---------- Data segment ----------
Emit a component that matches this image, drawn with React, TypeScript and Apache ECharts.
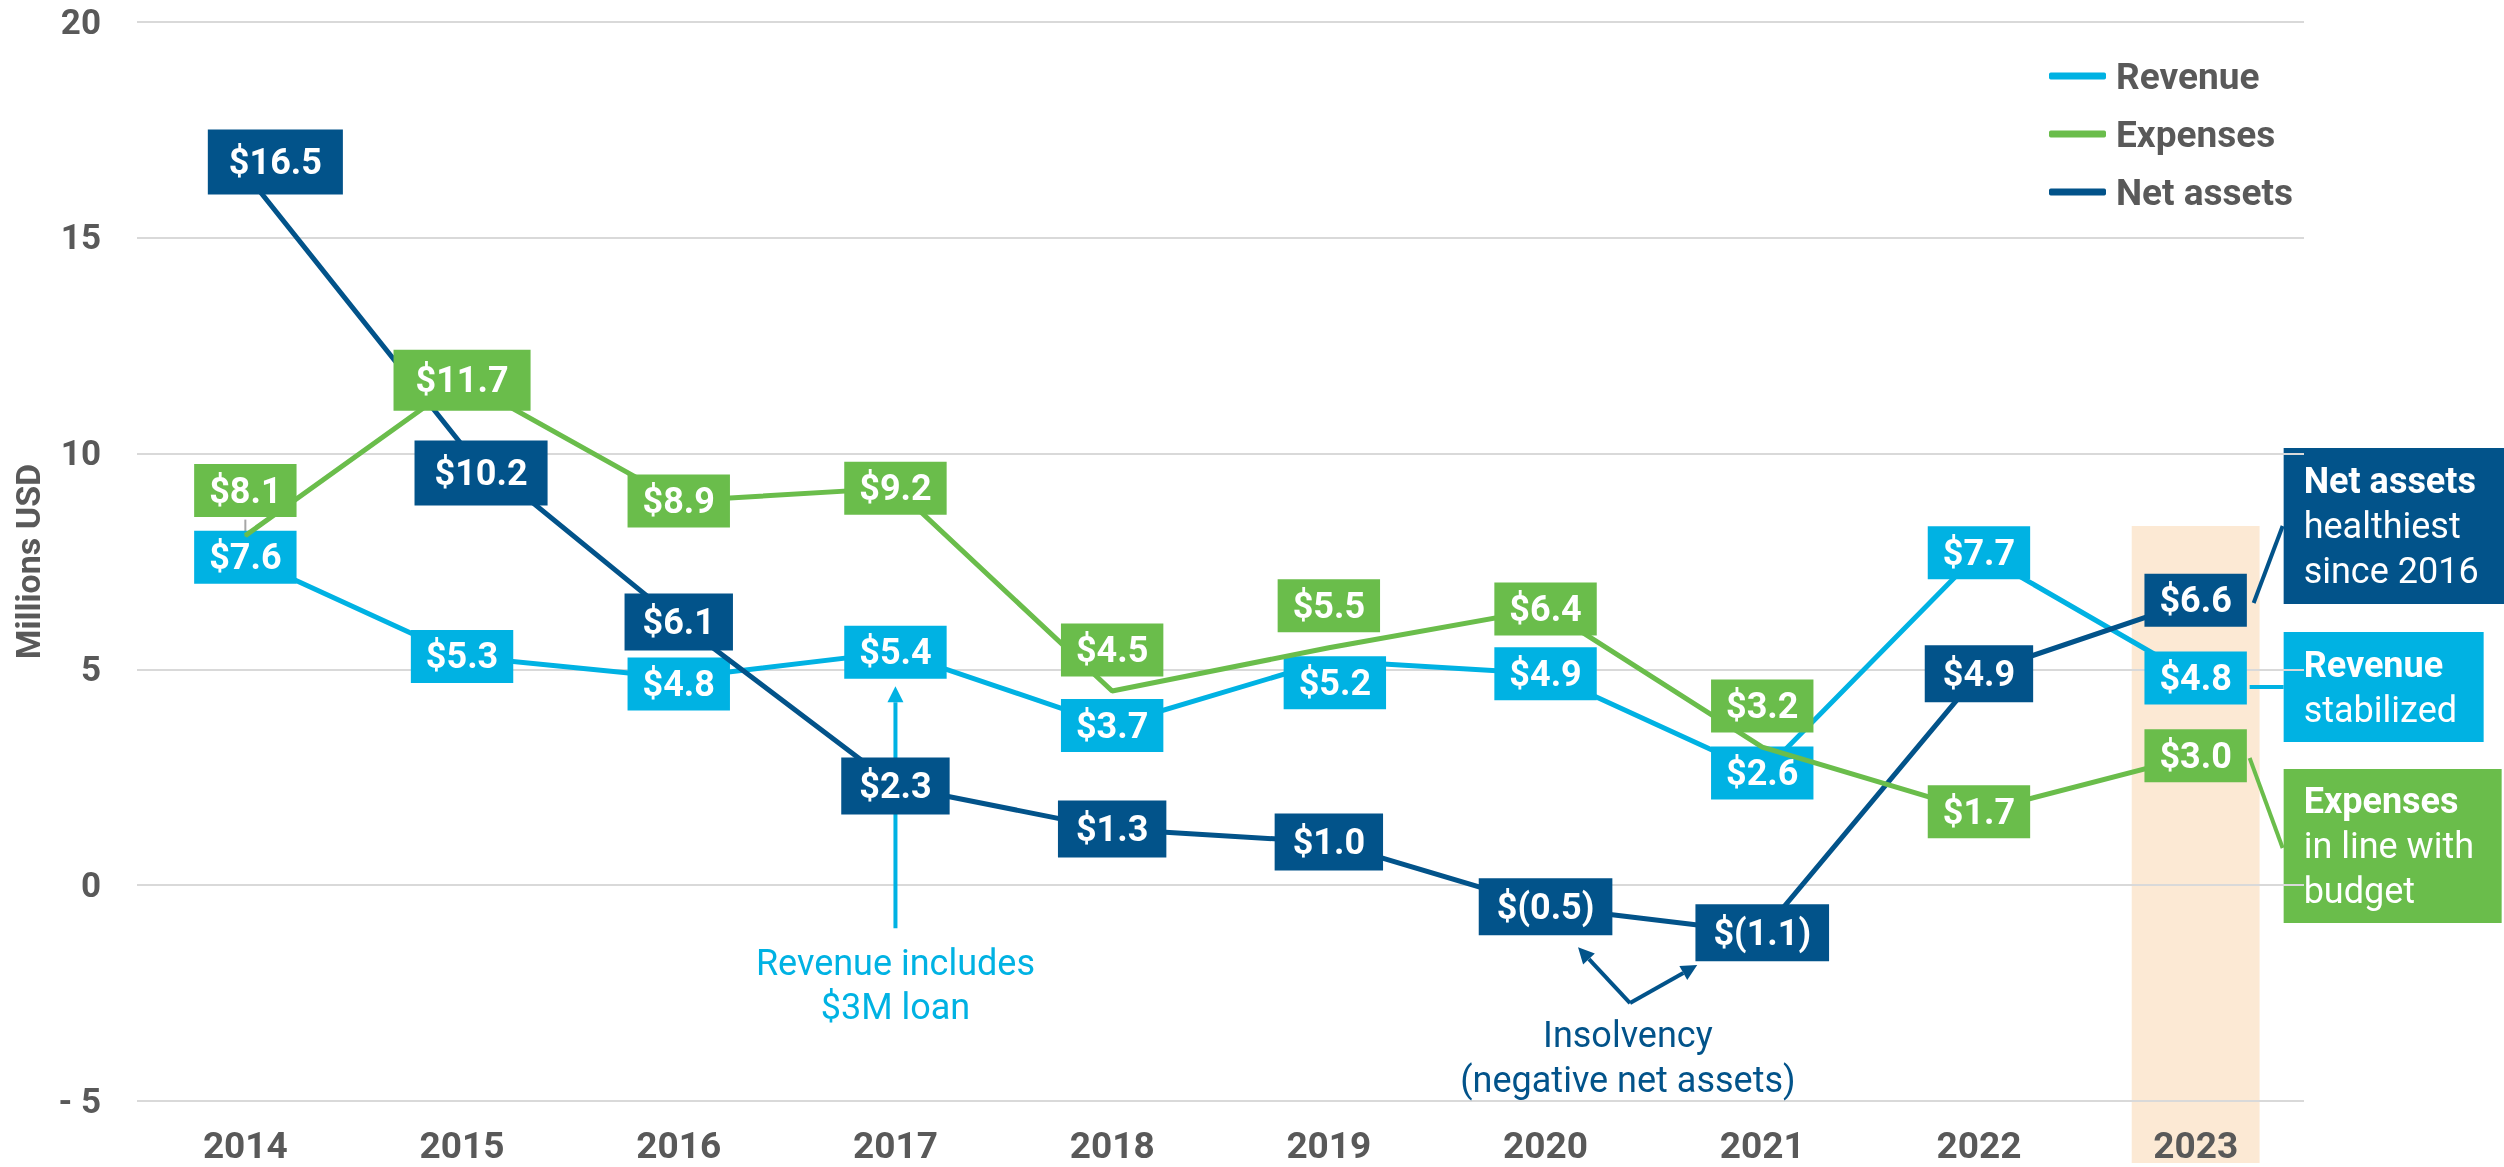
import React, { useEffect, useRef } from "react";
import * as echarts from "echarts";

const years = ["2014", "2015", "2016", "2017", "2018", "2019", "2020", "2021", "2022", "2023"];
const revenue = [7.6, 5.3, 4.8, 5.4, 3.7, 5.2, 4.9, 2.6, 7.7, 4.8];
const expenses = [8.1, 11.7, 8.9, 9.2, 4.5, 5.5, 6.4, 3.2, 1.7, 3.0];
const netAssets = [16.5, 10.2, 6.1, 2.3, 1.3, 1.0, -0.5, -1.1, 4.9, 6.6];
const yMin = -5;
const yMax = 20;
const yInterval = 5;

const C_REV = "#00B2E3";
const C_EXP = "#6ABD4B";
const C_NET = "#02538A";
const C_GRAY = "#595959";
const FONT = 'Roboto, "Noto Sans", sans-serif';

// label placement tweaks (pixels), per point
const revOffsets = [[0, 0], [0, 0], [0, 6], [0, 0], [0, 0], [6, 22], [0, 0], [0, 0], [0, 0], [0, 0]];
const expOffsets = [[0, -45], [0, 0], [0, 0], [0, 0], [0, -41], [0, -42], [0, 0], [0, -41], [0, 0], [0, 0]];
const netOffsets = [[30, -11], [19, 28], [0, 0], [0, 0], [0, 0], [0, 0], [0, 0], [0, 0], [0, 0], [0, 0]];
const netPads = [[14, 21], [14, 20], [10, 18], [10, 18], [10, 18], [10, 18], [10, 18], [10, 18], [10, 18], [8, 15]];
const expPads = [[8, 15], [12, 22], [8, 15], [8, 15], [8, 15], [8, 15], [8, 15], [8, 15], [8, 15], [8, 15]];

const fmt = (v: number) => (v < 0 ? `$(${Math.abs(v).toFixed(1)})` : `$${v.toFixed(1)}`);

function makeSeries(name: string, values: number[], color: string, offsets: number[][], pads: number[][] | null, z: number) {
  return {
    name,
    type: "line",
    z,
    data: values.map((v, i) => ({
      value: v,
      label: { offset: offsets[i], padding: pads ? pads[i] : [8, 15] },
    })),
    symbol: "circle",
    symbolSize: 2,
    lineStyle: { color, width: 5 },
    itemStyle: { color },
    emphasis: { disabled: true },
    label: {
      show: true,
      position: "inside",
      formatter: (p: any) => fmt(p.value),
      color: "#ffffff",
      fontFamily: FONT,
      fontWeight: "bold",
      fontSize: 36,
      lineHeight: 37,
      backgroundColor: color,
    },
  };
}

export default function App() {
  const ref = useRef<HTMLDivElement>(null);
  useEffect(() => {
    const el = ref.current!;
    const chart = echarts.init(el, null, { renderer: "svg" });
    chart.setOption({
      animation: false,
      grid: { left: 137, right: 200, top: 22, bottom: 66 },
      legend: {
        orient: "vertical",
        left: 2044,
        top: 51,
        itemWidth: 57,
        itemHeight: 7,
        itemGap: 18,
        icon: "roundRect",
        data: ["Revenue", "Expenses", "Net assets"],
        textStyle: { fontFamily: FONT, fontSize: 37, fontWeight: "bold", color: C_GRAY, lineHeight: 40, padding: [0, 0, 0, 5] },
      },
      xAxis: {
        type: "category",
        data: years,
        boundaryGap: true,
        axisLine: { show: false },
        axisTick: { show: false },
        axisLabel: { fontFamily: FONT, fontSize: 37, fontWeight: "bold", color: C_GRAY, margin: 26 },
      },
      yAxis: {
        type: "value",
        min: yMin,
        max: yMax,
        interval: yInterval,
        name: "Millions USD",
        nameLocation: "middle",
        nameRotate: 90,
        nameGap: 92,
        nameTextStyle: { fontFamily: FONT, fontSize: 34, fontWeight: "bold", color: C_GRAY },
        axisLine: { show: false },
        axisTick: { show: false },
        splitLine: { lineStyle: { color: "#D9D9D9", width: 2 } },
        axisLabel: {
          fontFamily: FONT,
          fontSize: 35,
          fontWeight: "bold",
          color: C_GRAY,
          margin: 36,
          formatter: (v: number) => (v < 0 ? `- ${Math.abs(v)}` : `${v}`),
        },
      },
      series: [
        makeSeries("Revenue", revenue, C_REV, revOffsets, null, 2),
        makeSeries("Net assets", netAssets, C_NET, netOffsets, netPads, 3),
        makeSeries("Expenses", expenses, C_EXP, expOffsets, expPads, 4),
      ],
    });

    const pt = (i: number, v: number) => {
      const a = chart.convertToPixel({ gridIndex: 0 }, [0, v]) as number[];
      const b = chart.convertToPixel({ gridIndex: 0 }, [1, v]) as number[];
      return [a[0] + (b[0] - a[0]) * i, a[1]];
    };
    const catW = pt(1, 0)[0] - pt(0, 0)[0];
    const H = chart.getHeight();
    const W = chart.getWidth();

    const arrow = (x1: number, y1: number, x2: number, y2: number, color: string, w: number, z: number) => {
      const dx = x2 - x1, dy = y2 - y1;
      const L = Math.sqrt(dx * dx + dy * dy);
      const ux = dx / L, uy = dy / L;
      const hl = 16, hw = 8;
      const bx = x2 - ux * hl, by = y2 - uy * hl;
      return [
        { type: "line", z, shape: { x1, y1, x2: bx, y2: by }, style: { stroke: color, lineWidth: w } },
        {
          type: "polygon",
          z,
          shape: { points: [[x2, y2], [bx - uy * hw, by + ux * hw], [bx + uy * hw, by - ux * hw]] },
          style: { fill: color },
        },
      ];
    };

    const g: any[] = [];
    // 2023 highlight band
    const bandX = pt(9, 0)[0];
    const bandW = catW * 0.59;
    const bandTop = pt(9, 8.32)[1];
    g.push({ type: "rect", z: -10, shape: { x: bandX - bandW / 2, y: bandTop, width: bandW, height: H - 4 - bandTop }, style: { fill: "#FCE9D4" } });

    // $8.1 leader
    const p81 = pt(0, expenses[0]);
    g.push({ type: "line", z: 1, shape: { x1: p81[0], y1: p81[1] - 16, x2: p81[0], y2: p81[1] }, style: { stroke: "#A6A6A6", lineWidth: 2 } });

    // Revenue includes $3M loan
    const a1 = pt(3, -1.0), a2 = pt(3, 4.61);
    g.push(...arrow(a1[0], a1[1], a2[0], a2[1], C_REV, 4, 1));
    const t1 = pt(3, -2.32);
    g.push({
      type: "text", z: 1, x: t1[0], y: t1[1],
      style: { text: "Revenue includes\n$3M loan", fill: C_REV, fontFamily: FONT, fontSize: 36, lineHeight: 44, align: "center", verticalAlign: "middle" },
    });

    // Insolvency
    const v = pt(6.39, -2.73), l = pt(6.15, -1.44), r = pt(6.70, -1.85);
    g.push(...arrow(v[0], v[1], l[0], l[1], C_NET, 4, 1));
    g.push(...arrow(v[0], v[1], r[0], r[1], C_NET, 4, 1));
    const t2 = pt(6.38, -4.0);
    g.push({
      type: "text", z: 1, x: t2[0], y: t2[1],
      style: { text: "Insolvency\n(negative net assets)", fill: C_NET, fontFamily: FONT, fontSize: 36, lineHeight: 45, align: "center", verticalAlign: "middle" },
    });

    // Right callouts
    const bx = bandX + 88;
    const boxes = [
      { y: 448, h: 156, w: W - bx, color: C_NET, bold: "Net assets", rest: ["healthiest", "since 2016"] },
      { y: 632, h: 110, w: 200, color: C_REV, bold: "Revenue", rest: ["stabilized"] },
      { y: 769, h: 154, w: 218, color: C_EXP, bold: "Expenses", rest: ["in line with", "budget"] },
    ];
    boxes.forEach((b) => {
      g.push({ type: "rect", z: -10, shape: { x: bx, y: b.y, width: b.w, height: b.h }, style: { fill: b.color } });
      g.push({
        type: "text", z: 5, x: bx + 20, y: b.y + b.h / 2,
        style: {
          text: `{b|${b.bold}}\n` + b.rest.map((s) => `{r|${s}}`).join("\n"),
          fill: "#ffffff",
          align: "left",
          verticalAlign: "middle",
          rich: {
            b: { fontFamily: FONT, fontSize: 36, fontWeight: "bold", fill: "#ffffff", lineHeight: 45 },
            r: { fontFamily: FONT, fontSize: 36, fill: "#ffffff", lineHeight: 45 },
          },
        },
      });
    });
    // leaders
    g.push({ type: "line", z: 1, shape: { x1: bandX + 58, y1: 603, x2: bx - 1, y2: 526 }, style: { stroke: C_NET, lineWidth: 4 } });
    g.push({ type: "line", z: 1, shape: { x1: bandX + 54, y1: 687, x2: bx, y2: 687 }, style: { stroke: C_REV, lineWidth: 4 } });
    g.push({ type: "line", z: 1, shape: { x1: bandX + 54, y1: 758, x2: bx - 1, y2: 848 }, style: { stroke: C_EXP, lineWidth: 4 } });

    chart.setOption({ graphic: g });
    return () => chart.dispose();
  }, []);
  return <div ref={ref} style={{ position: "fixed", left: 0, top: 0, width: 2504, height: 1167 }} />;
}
----------
- Stated task
Reproduce only the lines from the beginning of the data through the line that contains "import * as", both included, and please drop the pictures.

- The response
Emit a component that matches this image, drawn with React, TypeScript and Apache ECharts.
import React, { useEffect, useRef } from "react";
import * as echarts from "echarts";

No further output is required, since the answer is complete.